How are the ASE and DSD programs being sequenced to ensure capital efficient progression from materials validation to cell level performance?

The two programs are designed as parallel but connected workstreams. ASE addresses materials performance — electrolyte stability, lithium-metal compatibility, ionic conductivity. DSD addresses manufacturing — specifically, solvent-free cathode fabrication that removes the process complexity and environmental burden of conventional slurry-based production.

Capital discipline means we validate each component independently before combining them. That way, if there’s a problem at the integration stage, we know what caused it. The next deliberate step is to commence controlled cathode-electrolyte interface trials using DSD-fabricated cathode architectures — connecting the two workstreams into a unified solid-state cell evaluation pathway.

The logic is that you don’t want to discover a materials failure and a manufacturing failure at the same time.
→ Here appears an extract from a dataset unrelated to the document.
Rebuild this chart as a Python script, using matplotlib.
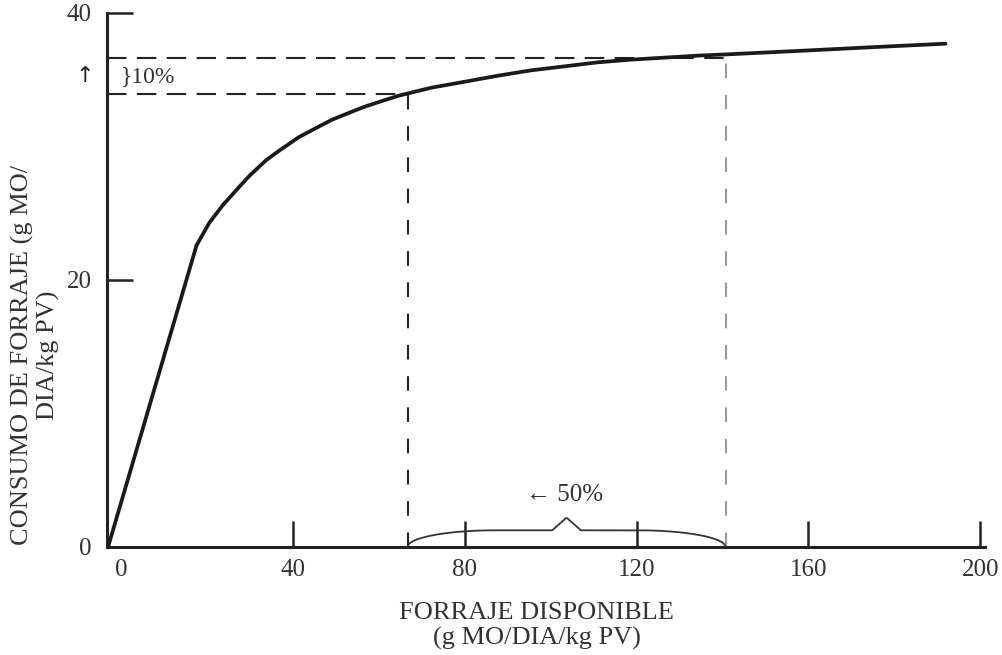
import numpy as np
import matplotlib
matplotlib.use('Agg')
import matplotlib.pyplot as plt

# Curva de consumo
forraje = [-3.0, 17.6, 20.6, 23.7, 27.6, 29.9, 33.7, 36.0, 41.4, 46.1, 49.1, 53.7, 56.9,
           60.7, 64.6, 72.2, 80.0, 87.7, 95.4, 103.2, 110.9, 118.5, 126.3, 134.0, 141.0,
           157.2, 175.7, 191.9]
consumo = [0.0, 22.6, 24.3, 25.6, 27.0, 27.8, 28.95, 29.5, 30.7, 31.5, 32.0, 32.6, 33.0,
           33.4, 33.8, 34.4, 34.85, 35.3, 35.7, 36.0, 36.3, 36.5, 36.65, 36.8, 36.9,
           37.15, 37.45, 37.7]

# Niveles de referencia
consumo_max = 36.6      # nivel máximo
consumo_90 = 33.9       # 10% por debajo
forraje_max = 140.7     # forraje para consumo máximo
forraje_90 = 66.7       # ~50% del forraje

xticks = [0, 40, 80, 120, 160, 200]
yticks = [0, 20, 40]

plt.rcParams['font.family'] = ['Liberation Serif', 'DejaVu Serif']
plt.rcParams['lines.scale_dashes'] = False
txt_color = '#333333'

fig = plt.figure(figsize=(10.03, 6.55), dpi=100)
ax = fig.add_axes([0.1067, 0.1649, 0.875, 0.8153])
ax.set_xlim(-3.24, 201)
ax.set_ylim(0, 40)

for s in ['top', 'right']:
    ax.spines[s].set_visible(False)
for s in ['left', 'bottom']:
    ax.spines[s].set_linewidth(2.2)
    ax.spines[s].set_color('#222222')

ax.set_xticks(xticks)
ax.set_yticks(yticks)
ax.tick_params(axis='x', direction='in', length=19, width=1.8, pad=9,
               labelsize=18, labelcolor=txt_color, color='#222222')
ax.tick_params(axis='y', direction='in', length=19, width=1.8, pad=11,
               labelsize=18, labelcolor=txt_color, color='#222222')
ax.xaxis.get_major_ticks()[0].tick1line.set_visible(False)
ax.yaxis.get_major_ticks()[0].tick1line.set_visible(False)

# curva principal
ax.plot(forraje, consumo, color='#1a1a1a', linewidth=2.7, solid_joinstyle='round',
        solid_capstyle='round', clip_on=False, zorder=4)

# líneas de referencia discontinuas
ax.plot([-3.24, forraje_max], [consumo_max, consumo_max], color='#222222',
        linewidth=1.5, dashes=(14, 7.5), clip_on=False)
ax.plot([-3.24, forraje_90], [consumo_90, consumo_90], color='#222222',
        linewidth=1.5, dashes=(14, 7.5), clip_on=False)
ax.plot([forraje_90, forraje_90], [0, consumo_90], color='#222222',
        linewidth=1.5, dashes=(10.5, 12))
ax.plot([forraje_max, forraje_max], [0, consumo_max], color='#9a9a9a',
        linewidth=1.5, dashes=(10.5, 12))

# llave horizontal entre forraje_90 y forraje_max
t = np.linspace(0, 1, 300)
u = np.abs(2 * t - 1)
h = 1.25
brace_y = h * np.sqrt(np.clip(1 - np.clip((u - 0.45) / 0.55, 0, 1) ** 2, 0, 1))
brace_y = brace_y + np.clip(1 - u / 0.09, 0, 1) * 0.95
brace_x = forraje_90 + t * (forraje_max - forraje_90)
ax.plot(brace_x, brace_y, color='#333333', linewidth=1.3, zorder=3)

# anotaciones
ax.text((forraje_90 + forraje_max) / 2 - 0.5, 3.1, '← 50%', ha='center', va='bottom',
        fontsize=18, color=txt_color)
ax.text(0.0, (consumo_max + consumo_90) / 2, '}10%', ha='left', va='center',
        fontsize=17, color=txt_color)
ax.text(-8.5, (consumo_max + consumo_90) / 2, '↑', ha='center', va='center',
        fontsize=16, color='#222222', family='DejaVu Sans', clip_on=False)

fig.text(0.535, 0.044, 'FORRAJE DISPONIBLE\n(g MO/DIA/kg PV)', ha='center', va='center',
         fontsize=19, color=txt_color, linespacing=1.15)
fig.text(0.035, 0.458, 'CONSUMO DE FORRAJE (g MO/\nDIA/kg PV)', ha='center', va='center',
         rotation=90, fontsize=19, color=txt_color, linespacing=1.15)

fig.savefig('out.png', dpi=100, facecolor='white')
Sequential validation, then integration.

What near term milestones will determine whether the program advances beyond early stage laboratory evaluation over the next 6 months?

There are five defined workstreams over the next six months. First, we continue refining electrolyte composition — targeting improved conductivity, interface stability, and consistency across a broader operating range. Second, we expand post-cycling XRD and XPS analysis to build the dataset needed to model interface behaviour over time.

Third, we assess cell performance under both uniaxial pressing and Warm Isostatic Pressing — understanding how compression affects interface contact and resistance, and what that means for eventual manufacturing pathways. Fourth, we progress toward more representative full-cell configurations integrating optimised electrolyte and cathode formulations — the critical bridge between materials validation and cell-level metrics.

And fifth, we commence DSD integration trials — connecting the two workstreams for the first time. That’s the milestone I’m most focused on, because it’s where materials performance and manufacturing approach meet in a single cell architecture.

Building toward integrated cell level performance

The program at Critical Resources is advancing in the right direction — from theoretical feasibility to laboratory-validated performance, with a defined pathway toward cell-level evaluation. The technical foundation is strengthening, and the integration of the ASE and DSD workstreams positions us to address both materials performance and manufacturing complexity within a single, capital-disciplined evaluation program.

Our focus remains on what solid-state batteries can do that conventional batteries cannot — reliable operation in environments where liquid electrolyte systems fail. That is the market we are building toward, and these results keep us on that path.